Fifteen minutes later I arrived at a one room mountain house with children running around in the garden outside, all of them garlanded in beautiful flower rings and enjoying fistfuls of nuts and other goodies. Welcomed inside I was sat at one of two tables and offered coke and beer and nuts – it was like Christmas in the UK!

In pride of place in the middle of the room on the floor was an elaborate rug. On it was a large gold dish filled with Nepali donut, nuts, raisins, bananas, and a dish of Tikka paints. My host asked me to remove my shoes, sit in front of her on the mat, and cross my legs. She then proceeded to bless me with a Tikka, garland me with flowers, place a traditional Nepali hat on my head and put in my hands a plate filled with the aforementioned treats.
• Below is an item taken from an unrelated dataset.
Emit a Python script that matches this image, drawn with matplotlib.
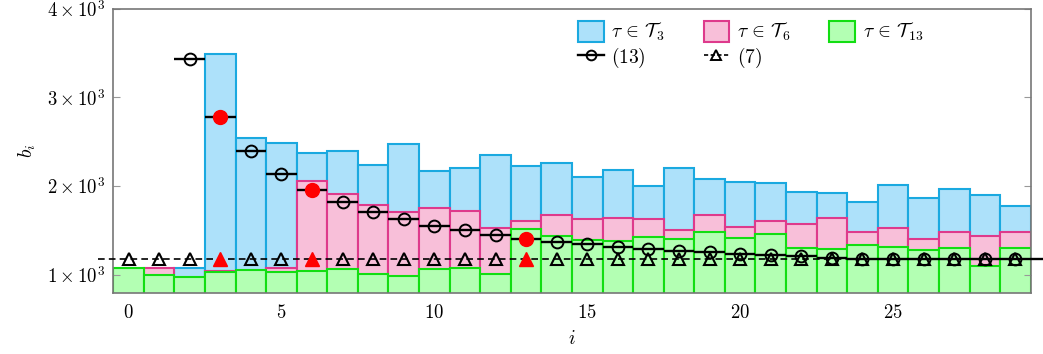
import numpy as np
import matplotlib.pyplot as plt
from matplotlib.lines import Line2D
from matplotlib.patches import Patch

plt.rcParams['mathtext.fontset'] = 'cm'
plt.rcParams['font.family'] = 'serif'
plt.rcParams['font.serif'] = ['DejaVu Serif']

# dados
idx = np.arange(30)
b_t3 = [np.nan, np.nan, 1072, 3487, 2544, 2484, 2375, 2394, 2236, 2473,
        2165, 2199, 2349, 2228, 2262, 2104, 2183, 2000, 2206, 2078,
        2045, 2035, 1928, 1924, 1816, 2007, 1864, 1969, 1898, 1778]
b_t6 = [np.nan, 1079, np.nan, 1045, np.nan, 1079, 2056, 1913, 1782, 1707,
        1748, 1721, 1526, 1609, 1676, 1631, 1639, 1631, 1500, 1676,
        1541, 1607, 1566, 1636, 1478, 1530, 1402, 1481, 1440, 1478]
b_t13 = [1072, 1000, 977, 1034, 1056, 1034, 1045, 1064, 1008, 989,
         1064, 1075, 1010, 1512, 1440, 1391, 1383, 1425, 1399, 1478,
         1410, 1455, 1297, 1293, 1338, 1316, 1278, 1304, 1101, 1297]

idx13 = np.arange(2, 30)
b_eq13 = [3431, 2781, 2394, 2138, 1951, 1816, 1710, 1624, 1552, 1504,
          1447, 1406, 1372, 1342, 1316, 1293, 1270, 1252, 1233, 1218,
          1208, 1188, 1178, 1175, 1174, 1173, 1172, 1172]
b_eq7 = 1176
destaque = [3, 6, 13]

cores = {
    't3': ('#ADE1FA', '#1AA9E0'),
    't6': ('#F8BFD9', '#DE3A8C'),
    't13': ('#B3FFB3', '#12DE12'),
}

fig = plt.figure(figsize=(10.43, 3.54), dpi=100)
ax = fig.add_axes([0.1086, 0.1732, 0.8796, 0.8025])

for nome, vals in [('t3', b_t3), ('t6', b_t6), ('t13', b_t13)]:
    fc, ec = cores[nome]
    ax.bar(idx, vals, width=1.0, color=fc, edgecolor=ec, linewidth=1.5, zorder=1)

# (7): linha tracejada constante
ax.plot([-1.0, 30.0], [b_eq7, b_eq7], color='black', ls=(0, (4, 2.5)), lw=1.2,
        clip_on=False, zorder=3)
tri = [i for i in idx if i not in destaque]
ax.plot(tri, [b_eq7] * len(tri), ls='none', marker='^', ms=8.5, mfc='none',
        mec='black', mew=1.5, zorder=4)
ax.plot(destaque, [b_eq7] * len(destaque), ls='none', marker='^', ms=10,
        color='red', zorder=5)

# (13): degraus horizontais
xmax = idx13 + 0.5
xmax[-1] = idx13[-1] + 1.0
ax.hlines(b_eq13, idx13 - 0.5, xmax, colors='black', lw=1.7, zorder=3, clip_on=False)
circ = [(i, v) for i, v in zip(idx13, b_eq13) if i not in destaque]
ax.plot([c[0] for c in circ], [c[1] for c in circ], ls='none', marker='o', ms=8.5,
        mfc='none', mec='black', mew=1.4, zorder=4)
red = [(i, v) for i, v in zip(idx13, b_eq13) if i in destaque]
ax.plot([c[0] for c in red], [c[1] for c in red], ls='none', marker='o', ms=10,
        color='red', zorder=5)

ax.set_xlim(-0.5, 29.5)
ax.set_ylim(797, 4000)
ax.set_xticks([0, 5, 10, 15, 20, 25])
ax.set_xticklabels(['$%d$' % t for t in [0, 5, 10, 15, 20, 25]], fontsize=13.5)
ax.set_yticks([1000, 2000, 3000, 4000])
ax.set_yticklabels([r'$%d\times10^3$' % t for t in [1, 2, 3, 4]], fontsize=13.5)
ax.tick_params(axis='y', direction='in', length=5, color='#999999', right=True, pad=6)
ax.tick_params(axis='x', length=0, pad=8)
for s in ax.spines.values():
    s.set_color('#777777')
    s.set_linewidth(1.2)

ax.set_xlabel('$i$', fontsize=14, labelpad=6)
ax.set_ylabel('$b_i$', fontsize=14, labelpad=6)

handles = [
    Patch(facecolor=cores['t3'][0], edgecolor=cores['t3'][1], lw=1.5),
    Line2D([], [], color='black', marker='o', mfc='none', mew=1.4, ms=7, lw=1.7),
    Patch(facecolor=cores['t6'][0], edgecolor=cores['t6'][1], lw=1.5),
    Line2D([], [], color='black', ls=(0, (2.5, 1.5)), marker='^', mfc='none', mew=1.4, ms=7, lw=1.2),
    Patch(facecolor=cores['t13'][0], edgecolor=cores['t13'][1], lw=1.5),
]
labels = [r'$\tau \,\in\, \mathcal{T}_3$', '$(13)$', r'$\tau \,\in\, \mathcal{T}_6$', '$(7)$',
          r'$\tau \,\in\, \mathcal{T}_{13}$']
ax.legend(handles, labels, ncol=3, loc='upper left', bbox_to_anchor=(0.492, 1.005),
          frameon=False, fontsize=14, handlelength=1.3, handleheight=1.3,
          handletextpad=0.4, columnspacing=2.0, labelspacing=0.15, borderaxespad=0.3)

fig.savefig('out.png', dpi=100)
I had been welcomed as a brother for the day and spent the next couple of hours joking with the children and having broken conversations with the adults.

When it came to leaving I tried to give the hat back as they are a prized possession. The brother with the best English explained that the sisters made it a gift to me on the day they honour their brother’s, and that I must keep it as a brother for the day. On that wonderful and warm note, I left my host and her family to enjoy the rest of their special day and I headed back to my guest house feeling more than a little privileged to have been part of such a poignant celebration.

Tihar is an annual event that brings together the community in celebration of life. It also, like no other festival I have experienced, brings together people from across the generations to share in performance, ritual and worship. The day of Bhai Tikka is particularly special as it maintains bonds between siblings throughout their lives; young girls bless their brothers next to their grandmothers doing the same to their brothers. It is this cross-generational sharing that will be my abiding memory of Tihar in The Himalaya.